The three kinds of collective attitudes are aggregate, common, and corporate attitudes. These categories help differentiate how groups or collections of individuals can hold or express a collective stance, belief, or feeling.
The Three Kinds of Collective Attitudes
Understanding collective attitudes is crucial for analyzing social phenomena, group behavior, and organizational dynamics. While all involve multiple individuals, the nature of their collectivity varies significantly across these three types.
1. Aggregate Attitudes
Aggregate attitudes refer to the sum or compilation of individual attitudes within a group. This type of attitude doesn't imply any form of collective thinking or shared intention beyond statistical summation. It's essentially what happens when individual opinions or beliefs are counted or averaged to produce a group-level statistic.
- Key Characteristics:
- A simple collection of individual views without necessarily implying interaction or shared awareness among individuals.
- Often measured through polls, surveys, or statistical analysis of individual responses.
- Example: A public opinion poll showing that 60% of a country's population approves of a new policy. Each individual has their own approval or disapproval, and the aggregate is the total percentage.
- Insight: While useful for understanding general sentiment, aggregate attitudes don't explain why people hold those views collectively or if they would act on them as a group.
2. Common Attitudes
Common attitudes go beyond mere aggregation; they involve attitudes that are shared and mutually recognized among individuals within a group. There's an awareness among members that others in the group hold the same or similar attitudes, often leading to a sense of "we-ness" or collective identity.
- Key Characteristics:
- Involves a mutual recognition or shared understanding among group members that they hold a particular attitude.
- Often forms the basis for informal social norms, cultural values, or collective mood.
- Example: The shared enthusiasm of a crowd at a sporting event, where each person's excitement is amplified by the awareness of others' excitement. Another example could be a community's common belief in the importance of local traditions.
- Insight: Common attitudes often foster social cohesion and can lead to spontaneous collective action, even without a formal leader or structure.
3. Corporate Attitudes
Corporate attitudes pertain to attitudes held by organized groups or entities that act as a single, unified agent. This type of attitude is distinct from the sum of its members' individual attitudes and is often expressed through formal policies, decisions, or collective actions of the organization itself.
- Key Characteristics:
- Held by an organized collective agent (e.g., a company, government, committee) that has decision-making processes and the capacity for collective action.
- Often formalized through official statements, regulations, or strategic plans.
- Example: A corporation's official stance on environmental sustainability, reflected in its policies and public statements, or a government's foreign policy toward another nation.
- Insight: Corporate attitudes are products of collective deliberation, formal procedures, and often represent a compromise or consensus that might not perfectly align with any single member's individual view.

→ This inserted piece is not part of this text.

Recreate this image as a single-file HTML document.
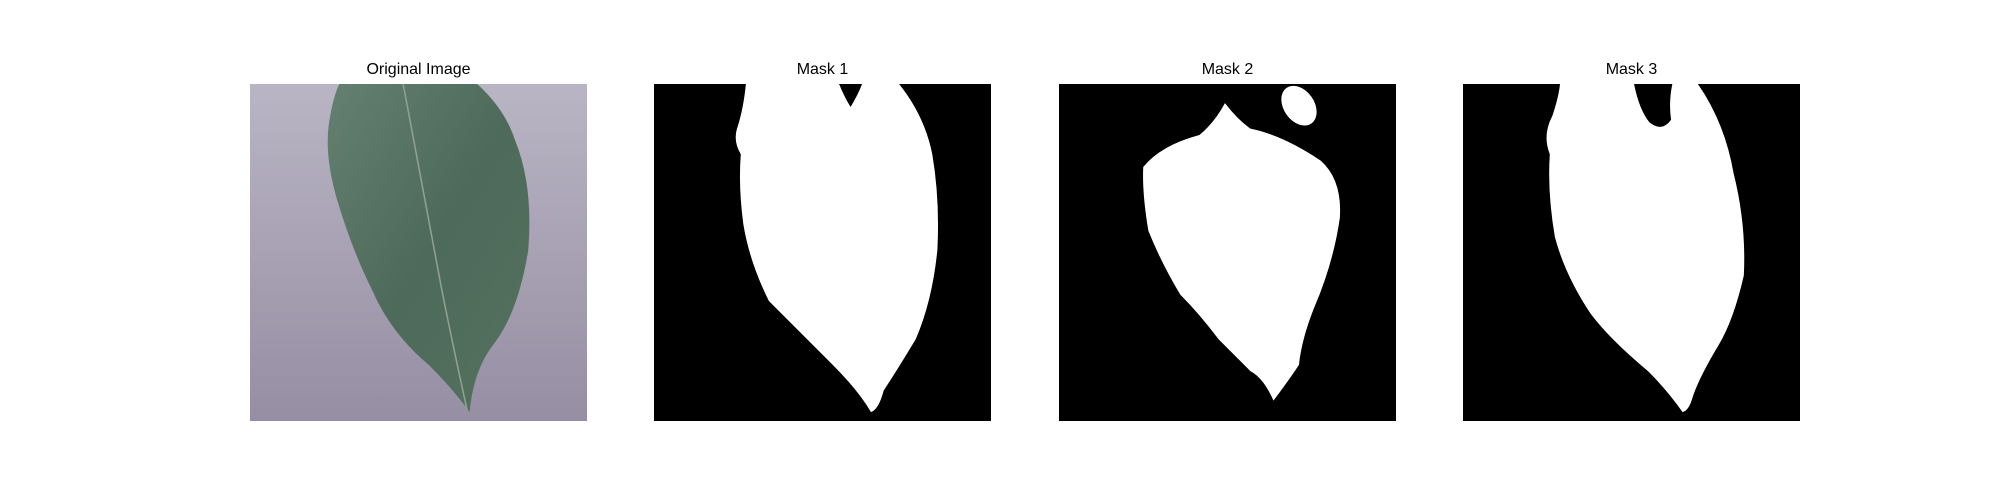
<!DOCTYPE html>
<html><head><meta charset="utf-8"><style>
body{margin:0;width:2000px;height:500px;background:#fff;position:relative;overflow:hidden;font-family:"Liberation Sans","DejaVu Sans",sans-serif}
.t{position:absolute;top:61px;width:337px;text-align:center;font-size:16px;color:#000}
svg{position:absolute;top:84px;width:337px;height:337px}
</style></head><body>
<div class="t" style="left:250px">Original Image</div>
<div class="t" style="left:654px">Mask 1</div>
<div class="t" style="left:1059px">Mask 2</div>
<div class="t" style="left:1463px">Mask 3</div>

<svg style="left:250px" viewBox="0 0 264 264" preserveAspectRatio="none">
<defs><linearGradient id="bg" x1="0" y1="0" x2="0" y2="1"><stop offset="0" stop-color="#b9b5c4"/><stop offset="1" stop-color="#968ea3"/></linearGradient>
<linearGradient id="lf" x1="0" y1="0" x2="1" y2="1"><stop offset="0" stop-color="#648070"/><stop offset="0.5" stop-color="#4d6a5a"/><stop offset="1" stop-color="#55725f"/></linearGradient></defs>
<rect width="264" height="264" fill="url(#bg)"/>
<path d="M70,0 L178,0 Q200,20 208,45 Q222,80 218,130 Q210,180 190,205 Q175,225 172,257 Q160,240 140,220 Q110,195 95,160 Q80,130 68,90 Q58,55 62,30 Q65,10 70,0Z" fill="url(#lf)"/>
<path d="M120,0 Q135,80 150,160 Q160,210 170,255" stroke="#8fa292" stroke-width="1.2" fill="none"/>
</svg>

<svg style="left:654px" viewBox="0 0 264 264" preserveAspectRatio="none">
<rect width="264" height="264" fill="#000"/>
<path fill="#fff" d="M72,0 L145,0 Q149,10 154,18 Q160,8 163,0 L192,0 Q212,25 218,55 Q224,90 222,130 Q218,170 205,200 Q190,225 180,240 Q176,255 170,257 Q160,240 140,220 Q110,190 90,170 Q75,140 70,110 Q66,80 68,55 Q62,45 65,35 Q70,20 72,0Z"/>
</svg>

<svg style="left:1059px" viewBox="0 0 264 264" preserveAspectRatio="none">
<rect width="264" height="264" fill="#000"/>
<path fill="#fff" d="M130,15 Q140,28 150,35 Q175,40 205,60 Q222,75 220,105 Q215,140 200,175 Q190,200 188,220 Q178,235 168,248 Q160,230 150,225 Q140,215 125,200 Q110,180 95,165 Q80,140 70,115 Q65,85 66,65 Q80,48 110,40 Q122,30 130,15Z"/>
<ellipse fill="#fff" cx="188" cy="17" rx="12" ry="17" transform="rotate(-35 188 17)"/>
</svg>

<svg style="left:1463px" viewBox="0 0 264 264" preserveAspectRatio="none">
<rect width="264" height="264" fill="#000"/>
<path fill="#fff" d="M76,0 L134,0 Q138,20 146,30 Q156,38 163,28 Q161,14 164,0 L184,0 Q205,30 212,70 Q222,110 220,150 Q212,185 200,205 Q185,230 180,245 Q177,256 172,257 Q160,240 145,225 Q115,200 100,180 Q80,150 72,120 Q66,85 68,55 Q62,40 70,25 Q75,10 76,0Z"/>
</svg>
</body></html>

Summary of Collective Attitude Types
Attitude Type | Description | Nature of Collectivity | Example |
---|---|---|---|
Aggregate | Sum of individual attitudes | Statistical compilation of individual views | Public opinion poll results |
Common | Shared and mutually recognized attitudes | Interdependent beliefs; sense of shared understanding | Shared community values; crowd's collective mood |
Corporate | Attitude of an organized entity acting as an agent | Formal, structured collective agency | A company's policy; a government's official stance |
Understanding these distinctions helps clarify how collectives, from loose aggregations to highly structured organizations, express and embody beliefs, values, and dispositions.